ABOUT
From the University of KwaZulu-Natal Press title listing:
In 1956 seven amateur adventurers set off from Natal in a decrepit 5-ton truck named “Kalahari Polka”, on the “craziest expedition ever to enter the unknown”.
Its goal: “to make archaeological history” by locating a mythical Lost City in a remote range of mountains deep in the Kalahari Desert. Included in the party was Mr Alan Paton, acclaimed author of Cry, the Beloved Country, chairman of the newly-formed South African Liberal Party and a leading political voice of his time. The expedition was the inspiration of Sailor Ibbetson, a charismatic adventurer who was obsessed with G.A. Farini’s 1886 book, Through the Kalahari Desert, in which the Lost City ruins were described.

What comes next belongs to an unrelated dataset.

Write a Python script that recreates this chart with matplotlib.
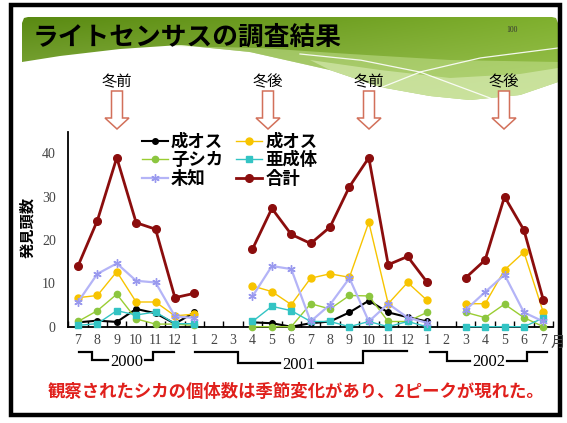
import numpy as np
import matplotlib
matplotlib.use("Agg")
import matplotlib.pyplot as plt
from matplotlib.patches import Polygon

plt.rcParams['font.family'] = ['Noto Sans CJK JP', 'DejaVu Sans']

# ---- data: monthly sightings, Jul 2000 .. Jul 2002 (nan = no survey) ----
nan = np.nan
month_labels = ['7', '8', '9', '10', '11', '12',
                '1', '2', '3', '4', '5', '6', '7', '8', '9', '10', '11', '12',
                '1', '2', '3', '4', '5', '6', '7']
adult_male = [1.0, 1.4, 1.1, 4.1, 3.1, 0.7, 3.3, nan, nan, 1.0, 0.8, 0.0, 0.8, 1.2,
              3.3, 6.0, 3.3, 2.2, 1.2, nan, nan, nan, nan, nan, nan]
adult_male2 = [6.7, 7.2, 12.7, 5.7, 5.7, 2.5, 2.9, nan, nan, 9.4, 8.1, 5.1, 11.2, 12.2,
               11.4, 24.1, 5.3, 10.2, 6.1, nan, 5.3, 5.3, 13.1, 17.2, 3.3]
fawn = [1.2, 3.7, 7.5, 1.8, 0.6, 0.6, 0.3, nan, nan, 0.0, 0.0, 0.0, 5.3, 4.1,
        7.2, 7.1, 1.2, 1.2, 3.3, nan, 3.3, 2.1, 5.2, 2.1, 0.0]
subadult = [0.3, 0.7, 3.7, 2.7, 3.4, 0.7, 0.7, nan, nan, 1.2, 4.7, 3.7, 1.2, 1.2,
            0.0, 1.2, 0.0, 1.2, 0.0, nan, 0.0, 0.0, 0.0, 0.0, 2.0]
unknown = [5.7, 12.2, 14.6, 10.6, 10.2, 2.4, 2.0, nan, nan, 7.0, 14.0, 13.3, 1.2, 5.1,
           11.2, 1.2, 5.3, 2.1, 0.9, nan, 3.9, 8.0, 12.0, 3.3, 1.2]
total = [14.0, 24.5, 39.0, 24.0, 22.5, 6.7, 7.7, nan, nan, 17.9, 27.3, 21.3, 19.2, 23.0,
         32.3, 39.0, 14.3, 16.2, 10.3, nan, 11.3, 15.4, 30.0, 22.3, 6.2]
series_names = ['成オス', '成オス', '子シカ', '亜成体', '未知', '合計']
y_ticks = [0, 10, 20, 30, 40]
season_labels = ['冬前', '冬後', '冬前', '冬後']
year_labels = ['2000', '2001', '2002']

W, H = 567, 423
fig = plt.figure(figsize=(W / 100, H / 100), dpi=100)
fig.patch.set_facecolor('white')

# full-figure layer in pixel coordinates for the slide decoration
bg = fig.add_axes([0, 0, 1, 1])
bg.set_xlim(0, W)
bg.set_ylim(H, 0)
bg.axis('off')

# slide frame
bg.add_patch(plt.Rectangle((11, 5), 549, 410, fill=False, ec='black', lw=3.2, zorder=5))


def smooth(pts, n=200):
    xs, ys = zip(*pts)
    xx = np.linspace(xs[0], xs[-1], n)
    return xx, np.interp(xx, xs, ys)


# green title banner: gradient image clipped to the wavy banner outline
gx = np.linspace(0, 1, 300)
gy = np.linspace(0, 1, 120)
GX, GY = np.meshgrid(gx, gy)
dark_l = np.array([0.35, 0.54, 0.07])
dark_r = np.array([0.50, 0.69, 0.18])
img = dark_l * (1 - GX[..., None]) + dark_r * GX[..., None]
img = img * (1 - 0.45 * GY[..., None]) + 0.45 * GY[..., None] * np.array([0.78, 0.88, 0.55])

lower_edge = [(22, 62), (60, 56), (120, 49), (180, 45), (250, 52), (330, 70),
              (380, 87), (430, 96), (470, 100), (520, 95), (558, 82)]
lx, ly = smooth(lower_edge)
top = 17
verts = [(22, top + 6), (24, top + 1), (28, top)]
verts += [(552, top), (556, top + 1), (558, top + 6)]
verts += list(zip(lx[::-1], ly[::-1]))
banner = Polygon(verts, closed=True, fc='none', ec='none')
bg.add_patch(banner)
im = bg.imshow(img, extent=(22, 558, 102, 17), aspect='auto', zorder=1)
im.set_clip_path(banner)

# lighter swooshes in the lower right part of the banner
light_top = [(170, 46), (260, 48), (350, 54), (450, 60), (558, 62)]
tx, ty = smooth(light_top)
lpoly_pts = list(zip(tx, ty)) + [p for p in zip(lx[::-1], ly[::-1]) if p[0] >= 170]
bg.add_patch(Polygon(lpoly_pts, closed=True, fc=(0.78, 0.89, 0.58), ec='none',
                     alpha=0.5, zorder=2))
mid_pts = [(310, 60), (380, 70), (450, 78), (520, 74), (558, 68)]
mx, my = smooth(mid_pts)
mid_poly = list(zip(mx, my)) + [(558, 82), (520, 95), (470, 100), (430, 96), (380, 87), (330, 70)]
bg.add_patch(Polygon(mid_poly, closed=True, fc=(0.86, 0.93, 0.72), ec='none',
                     alpha=0.6, zorder=2))

# two thin white streaks crossing the banner
for pts in ([(300, 54), (360, 60), (420, 72), (490, 98)],
            [(360, 96), (420, 72), (480, 58), (558, 48)]):
    sx, sy = smooth(pts)
    bg.plot(sx, sy, color='white', lw=0.9, alpha=0.9, zorder=3)

bg.text(33, 37, 'ライトセンサスの調査結果', fontsize=18.5, fontweight='bold',
        color='black', va='center', ha='left', zorder=4)
bg.text(511.5, 29.5, '100', fontsize=5.5, family='Liberation Serif',
        color='#333333', ha='center', va='center', zorder=4)

# season markers with hollow down arrows
season_x = [117.0, 268.0, 369.0, 504.0]
for sx, lab in zip(season_x, season_labels):
    bg.text(sx, 82, lab, fontsize=11, ha='center', va='center', color='black', zorder=4)
    sw, hw = 5.5, 12
    arrow = [(sx - sw, 91), (sx + sw, 91), (sx + sw, 118), (sx + hw, 118),
             (sx, 129), (sx - hw, 118), (sx - sw, 118)]
    bg.add_patch(Polygon(arrow, closed=True, fc='white', ec='#d2705a', lw=1.1, zorder=4))

# ---- chart ----
x0, x1, yb, yt = 68.3, 553.0, 326.7, 131.7
ax = fig.add_axes([x0 / W, 1 - yb / H, (x1 - x0) / W, (yb - yt) / H])
ax.patch.set_alpha(0)
x = np.arange(len(month_labels))

styles = [
    dict(color='black', lw=1.5, marker='o', ms=4, mfc='black', mec='black'),
    dict(color='#f7c400', lw=1.0, marker='o', ms=5, mfc='#f7c400', mec='#f7c400'),
    dict(color='#9acd32', lw=1.0, marker='o', ms=4.5, mfc='#8cc63f', mec='#8cc63f'),
    dict(color='#33c4c4', lw=1.0, marker='s', ms=4.2, mfc='#33c4c4', mec='#33c4c4'),
    dict(color='#b4b4f7', lw=1.6, marker=(6, 2, 0), ms=6, mfc='#9999ee', mec='#9999ee'),
    dict(color='#8b0d0d', lw=2.0, marker='o', ms=5.5, mfc='#8b0d0d', mec='#8b0d0d'),
]
series = [adult_male, adult_male2, fawn, subadult, unknown, total]
lines = []
for vals, name, st in zip(series, series_names, styles):
    ln, = ax.plot(x, vals, label=name, zorder=3, clip_on=False, **st)
    lines.append(ln)

ax.set_xlim(-0.5, len(month_labels) - 0.5)
ax.set_ylim(0, 45)
for s in ('top', 'right'):
    ax.spines[s].set_visible(False)
for s in ('left', 'bottom'):
    ax.spines[s].set_linewidth(1.3)
    ax.spines[s].set_color('black')

ax.set_yticks(y_ticks)
ax.set_yticklabels([str(v) for v in y_ticks], family='Liberation Serif',
                   fontsize=10, color='#444444')
ax.tick_params(axis='y', length=0, pad=9)
ax.set_xticks(x)
ax.set_xticklabels(month_labels, family='Liberation Serif', fontsize=10, color='#444444')
ax.tick_params(axis='x', which='major', length=0, pad=5)
ax.set_xticks(np.arange(-0.5, len(month_labels), 0.5), minor=True)
ax.tick_params(axis='x', which='minor', direction='in', length=4, width=1, color='black')
ax.text(len(month_labels) - 1 + 0.38, -0.085, '月', transform=ax.get_xaxis_transform(),
        fontsize=10.5, color='#444444', ha='left', va='center')

ax.set_ylabel('発見頭数', fontsize=11, fontweight='bold')
ax.yaxis.set_label_coords((35 - x0) / (x1 - x0), (yb - 227) / (yb - yt))

order = [0, 2, 4, 1, 3, 5]
leg = ax.legend([lines[i] for i in order], [series_names[i] for i in order],
                ncol=2, loc='upper left', bbox_to_anchor=(141.5, 133),
                bbox_transform=bg.transData, frameon=False, borderpad=0,
                borderaxespad=0, handlelength=1.5, handletextpad=0.2,
                columnspacing=0.75, labelspacing=0.02,
                prop=dict(size=12.5, weight='bold'))

# year brackets under the month labels
brackets = [
    ([(79, 352), (92, 352), (92, 360), (108, 360)], [(145, 360), (153, 360), (153, 352), (174, 352)], 126.5, 362.5),
    ([(195, 352.5), (238, 352.5), (238, 363.5), (280, 363.5)], [(318, 363.5), (363, 363.5), (363, 351), (407, 351)], 299, 365),
    ([(430, 352), (447, 352), (447, 361.5), (470, 361.5)], [(507, 361.5), (527, 361.5), (527, 352), (547, 352)], 488.5, 362),
]
for left, right, tx_, ty_ in brackets:
    for seg in (left, right):
        xs, ys = zip(*seg)
        bg.plot(xs, ys, color='black', lw=1.6, solid_joinstyle='miter', zorder=4)
for (left, right, tx_, ty_), lab in zip(brackets, year_labels):
    bg.text(tx_, ty_, lab, family='Liberation Serif', fontsize=12, ha='center',
            va='center', color='black', zorder=4)

bg.text(296, 392, '観察されたシカの個体数は季節変化があり、2ピークが現れた。',
        fontsize=12.5, fontweight='bold', color='#e0201c', ha='center', va='center', zorder=4)

fig.savefig('out.png', dpi=100, facecolor='white')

Lost City of the Kalahari is Paton’s hitherto unpublished account of the odd adventure. Recounted with dry, self-deprecating wit and supplemented by hand-drawn maps, provisions lists, photographs, 8mm film stills and other fascinating memorabilia from the period, this entertaining travelogue brings to life the quirky cast of characters, rough discomforts of the journey, tedium of unvarying landscape, vast desert vistas, and encounters with “wild Bushmen” and other Kalahari people. And through it all, emerges Paton’s own deep love for the austere landscape that “one can never have too much of because it is like breathing.”